Heading Out and Coming Home
I don't swim, I don't boat, I don't fish--but I love to vacation by the water. As The Mrs. and I watched the Lake Michigan waves hit the beach at Kewaunee, Wisconsin, yesterday morning, I thought again how the waves were rolling long before any of us arrived on the scene, and they'll be rolling long after we're gone. I suppose that bothers some people, but not me. It's actually a comfort, that no matter how badly humans screw things up, much will endure even though we may not.

Lake Michigan is there in the first place due to the glaciers that sculpted North America as recently as 10,000 years ago. On our way Monday, we drove through the Kettle Moraine State Forest, which also exists thanks to the glaciers. The area represents the southern extent of the Green Bay Lobe of the Wisconsinan Glacier, which left behind an unusual landscape of cigar-shaped hills called drumlins, sinuous ridges called eskers, and deep pools of water called kettles. ("Moraine" is term for the the soil found at the glacier's edge.) Autumn was just beginning to color the forest earlier this week--in another week or so, it ought to be spectacular.

Our destination Monday was Kewaunee, a little lakeshore town. Tuesday, we headed up to Door County, which is probably Wisconsin's most famous travel destination. The first town you hit on Highway 42 is Algoma, another lakeshore town that's more aggressive in luring tourists than Kewaunee, better-scrubbed, with a lakeside boardwalk and picturesque downtown. From there, you leave the lakeshore behind and head up to and through Sturgeon Bay, the biggest city in Door County. We went as far north as Egg Harbor, one of the more elite resort communities on the peninsula. All up and down Door County, funky fishing shacks co-exist with luxury condo developments, and the contrast is never more pronounced than in Egg Harbor. The fall colors were near their customary brilliance up there, which we found encouraging, since the color forecasts we've been hearing for southern Wisconsin are not too promising. It's good to know that autumn has arrived up north like it always does.

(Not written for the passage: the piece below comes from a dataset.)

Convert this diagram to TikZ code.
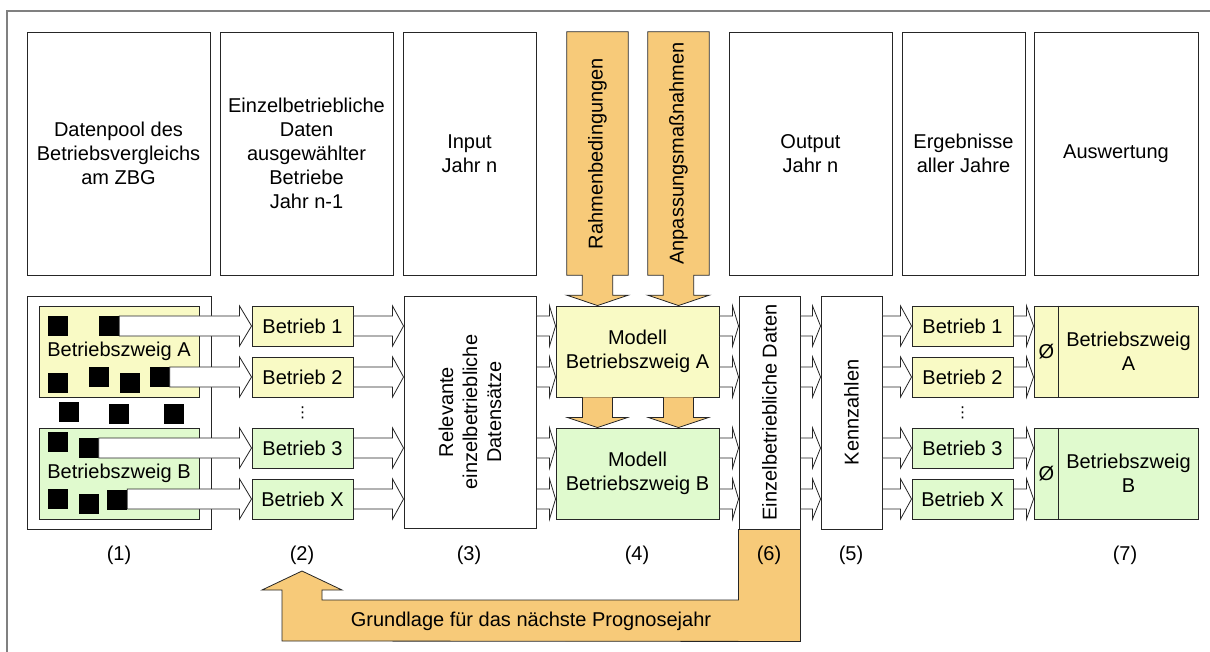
\documentclass[tikz,border=0pt]{standalone}
\usepackage{fontspec}
\setmainfont{Liberation Sans}
\newfontfamily\dejavu{DejaVu Sans}
\usetikzlibrary{calc}
\definecolor{zweigA}{RGB}{249,250,197}
\definecolor{zweigB}{RGB}{224,250,206}
\definecolor{prognose}{RGB}{247,202,121}
\definecolor{framegray}{RGB}{128,128,128}

\newcommand{\blockarrow}[3][11]{%
  \draw[blockarrow] let \p1=(#2), \p2=(#3) in
    (\x1,\y2+10pt) -- (\x2-#1pt,\y2+10pt) -- (\x2-#1pt,\y2+20pt) -- (\x2,\y2)
    -- (\x2-#1pt,\y2-20pt) -- (\x2-#1pt,\y2-10pt) -- (\x1,\y2-10pt) -- cycle;}
\newcommand{\dropdown}[2]{%
  \draw[orangearrow] let \p1=(#1), \p2=(#2) in
    (\x1-15pt,\y1) -- (\x1-15pt,\y2+10pt) -- (\x1-30pt,\y2+10pt) -- (\x1,\y2)
    -- (\x1+30pt,\y2+10pt) -- (\x1+15pt,\y2+10pt) -- (\x1+15pt,\y1);}

\begin{document}
\begin{tikzpicture}[x=1pt,y=-1pt,
    font=\fontsize{20}{24}\selectfont,
    box/.style={draw=black!85,line width=0.9pt,fill=white,inner sep=0pt,align=center},
    topbox/.style={box,minimum height=243pt},
    zweigboxA/.style={box,fill=zweigA,minimum height=91pt},
    zweigboxB/.style={box,fill=zweigB,minimum height=91pt},
    betrieb/.style={box,minimum width=101pt,minimum height=40pt},
    column/.style={box,minimum width=61pt,minimum height=233pt},
    square/.style={fill=black,inner sep=0pt,minimum size=20pt},
    blockarrow/.style={draw=black!85,line width=0.8pt,fill=white},
    orangearrow/.style={draw=black!85,line width=0.8pt,fill=prognose},
    vdots/.style={inner sep=0pt,font=\dejavu\fontsize{15}{15}\selectfont}]
  \useasboundingbox (0,0) rectangle (1210,652);
  \draw[framegray,line width=2pt] (7,652) -- (7,11) -- (1210,11);

  % top row
  \draw
    (118.5,153.5) node[topbox,minimum width=183pt] (datenpool) {Datenpool des\\Betriebsvergleichs\\am ZBG}
    (306.5,153.5) node[topbox,minimum width=173pt] (auswahl) {Einzelbetriebliche\\Daten\\ausgewählter\\Betriebe\\Jahr n-1}
    (469.5,153.5) node[topbox,minimum width=133pt] (input) {Input\\Jahr n}
    (810.5,153.5) node[topbox,minimum width=163pt] (output) {Output\\Jahr n}
    (963.5,153.5) node[topbox,minimum width=123pt] (ergebnisse) {Ergebnisse\\aller Jahre}
    (1116,153.5) node[topbox,minimum width=164pt] (auswertung) {Auswertung}
    (597.5,153.5) node[inner sep=0pt,minimum width=61pt,minimum height=243pt] (rahmen) {}
    (678.5,153.5) node[inner sep=0pt,minimum width=61pt,minimum height=243pt] (anpassung) {};

  % model row
  \draw
    (119,412.5) node[box,minimum width=184pt,minimum height=233pt] (pool) {}
    (119,351.5) node[zweigboxA,minimum width=160pt] (zweigA) {Betriebszweig A}
    (119,473.5) node[zweigboxB,minimum width=160pt] (zweigB) {Betriebszweig B}
    (302.5,326) node[betrieb,fill=zweigA] (b1) {Betrieb 1}
    (302.5,377) node[betrieb,fill=zweigA] (b2) {Betrieb 2}
    (302.5,413) node[vdots] (bdots) {⋮}
    (302.5,448) node[betrieb,fill=zweigB] (b3) {Betrieb 3}
    (302.5,499) node[betrieb,fill=zweigB] (bX) {Betrieb X}
    (470,412) node[box,minimum width=132pt,minimum height=232pt] (relevant) {}
    (637.5,351.5) node[zweigboxA,minimum width=163pt] (modellA) {Modell\\Betriebszweig A}
    (637.5,473.5) node[zweigboxB,minimum width=163pt] (modellB) {Modell\\Betriebszweig B}
    (769.5,412.5) node[column] (einzel) {}
    (851.5,412.5) node[column] (kennzahlen) {}
    (962.5,326) node[betrieb,fill=zweigA] (e1) {Betrieb 1}
    (962.5,377) node[betrieb,fill=zweigA] (e2) {Betrieb 2}
    (962.5,413) node[vdots] (edots) {⋮}
    (962.5,448) node[betrieb,fill=zweigB] (e3) {Betrieb 3}
    (962.5,499) node[betrieb,fill=zweigB] (eX) {Betrieb X}
    (1116,351.5) node[zweigboxA,minimum width=164pt] (schnittA) {}
    (1116,473.5) node[zweigboxB,minimum width=164pt] (schnittB) {};

  % orange arrows
  \draw[orangearrow] (rahmen.north west) -- (rahmen.north east) -- (rahmen.south east)
    -- ++(-15.5,0) -- ++(0,20) -- ++(15.5,0) -- (rahmen.south |- modellA.north)
    -- ([yshift=-20pt]rahmen.south west) -- ++(15.5,0) -- ++(0,-20) -- (rahmen.south west) -- cycle;
  \draw[orangearrow] (anpassung.north west) -- (anpassung.north east) -- (anpassung.south east)
    -- ++(-15.5,0) -- ++(0,20) -- ++(15.5,0) -- (anpassung.south |- modellA.north)
    -- ([yshift=-20pt]anpassung.south west) -- ++(15.5,0) -- ++(0,-20) -- (anpassung.south west) -- cycle;
  \dropdown{modellA.south -| rahmen.south}{modellB.north -| rahmen.south}
  \dropdown{modellA.south -| anpassung.south}{modellB.north -| anpassung.south}
  \coordinate (ziel) at (302,571);
  \draw[orangearrow] (einzel.south west) -- (einzel.south east) -- ++(0,112) -- (282,641)
    -- (282,590) -- (262,590) -- (ziel) -- (342,590) -- (322,590) -- (322,600)
    -- (einzel.south west |- 322,600) -- cycle;

  % Betriebe im Datenpool
  \draw
    (58,326) node[square] (a1) {}
    (109,326) node[square] (a2) {}
    (58,383) node[square] (a3) {}
    (98.5,377) node[square] (a4) {}
    (129.5,383) node[square] (a5) {}
    (159.5,377) node[square] (a6) {}
    (68.5,411.5) node[square] (m1) {}
    (118.5,414) node[square] (m2) {}
    (173.5,414) node[square] (m3) {}
    (58,442) node[square] (c1) {}
    (88.5,448) node[square] (c2) {}
    (58,498.5) node[square] (c3) {}
    (88.5,503.5) node[square] (c4) {}
    (117,499.5) node[square] (c5) {};

  \begin{scope}
    \blockarrow[12]{a2.east}{b1.west}
    \blockarrow[12]{a6.east}{b2.west}
    \blockarrow[12]{c2.east}{b3.west}
    \blockarrow[12]{c5.east}{bX.west}
    \foreach \b in {b1,b2,b3,bX} {
      \blockarrow{\b.east}{\b -| relevant.west}
    }
    \foreach \b in {b1,b2} {
      \blockarrow[6]{\b -| relevant.east}{\b -| modellA.west}
      \blockarrow[6]{\b -| modellA.east}{\b -| einzel.west}
    }
    \foreach \b in {b3,bX} {
      \blockarrow[6]{\b -| relevant.east}{\b -| modellB.west}
      \blockarrow[6]{\b -| modellB.east}{\b -| einzel.west}
    }
    \foreach \b in {b1,b2,b3,bX} {
      \blockarrow[8]{\b -| einzel.east}{\b -| kennzahlen.west}
    }
    \foreach \e in {e1,e2,e3,eX} {
      \blockarrow{\e -| kennzahlen.east}{\e.west}
    }
    \blockarrow[7]{e1.east}{e1 -| schnittA.west}
    \blockarrow[7]{e2.east}{e2 -| schnittA.west}
    \blockarrow[7]{e3.east}{e3 -| schnittB.west}
    \blockarrow[7]{eX.east}{eX -| schnittB.west}
  \end{scope}

  % texts
  \draw[black!85,line width=0.8pt] ([xshift=25pt]schnittA.north west) -- ([xshift=25pt]schnittA.south west)
    ([xshift=25pt]schnittB.north west) -- ([xshift=25pt]schnittB.south west);
  \draw
    (1046.5,351.5) node (avgA) {Ø}
    (1128.5,351.5) node[align=center] (zweigAT) {Betriebszweig\\A}
    (1046.5,473.5) node (avgB) {Ø}
    (1128.5,473.5) node[align=center] (zweigBT) {Betriebszweig\\B}
    (rahmen) node[rotate=90] (rahmenT) {Rahmenbedingungen}
    (anpassung) node[rotate=90] (anpassungT) {Anpassungsmaßnahmen}
    (relevant) node[rotate=90,align=center] (relevantT) {Relevante\\einzelbetriebliche\\Datensätze}
    (einzel) node[rotate=90] (einzelT) {Einzelbetriebliche Daten}
    (kennzahlen) node[rotate=90] (kennzahlenT) {Kennzahlen}
    (531,621) node (grundlage) {Grundlage für das nächste Prognosejahr}
    (119,555) node (n1) {(1)}
    (302,555) node (n2) {(2)}
    (469,555) node (n3) {(3)}
    (637,555) node (n4) {(4)}
    (769,555) node (n6) {(6)}
    (851,555) node (n5) {(5)}
    (1125,555) node (n7) {(7)};
\end{tikzpicture}
\end{document}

Egg Harbor is not very far north, though. You can go another 30 miles or so before reaching the end of the highway at Gills Rock--the last Highway 42 sign is a few yards from the pier where the ferry to Washington Island picks up. But even Washington Island isn't as far out as you can go. That would be Rock Island, which is so remote that one veteran camper I know says she was frightened by the brightness of the Milky Way the first time she saw it out there.

We'd have gone farther, but we didn't have time. And on Wednesday, we were heading in a different direction, straight west from Kewaunee on Highway 29 to Green Bay, to worship at the shrine that is Lambeau Field. Unlike many football stadiums, which are open to the public on only a handful of game days each year, Lambeau is open every day except Christmas and Easter--the newly built atrium, completed in 2003, houses several restaurants, a gift shop, and the Packers Hall of Fame. I've written here several times before about being a Packer fan, and how fandom here is different than fandom in any other NFL market. The popularity of the atrium is only the newest indication of it.

Coming home is what makes travel worthwhile. And with this trip, my fall travel season is over. Until late January, I'll be sticking close to home, and that's OK with me.

We're Going to Need a Bigger Bus: You need no more vivid evidence of the way things have changed for George W. Bush than to read the Associated Press piece on his talk with soldiers in Iraq today. Instead of solemnly allowing themseles to be played, and reporting the event as if it were real news, the AP's report is almost entirely about how the event was staged and ultimately phony. As recently as three months ago, they'd never have been so bold. If there's one thing the Bush gang has always been good at, it's photo ops. Now they can't even do that anymore. But the most amazing development of all is that the fakery has finally become the story, after more than 4 1/2 years. Nice to have you aboard, national media. What took you so long?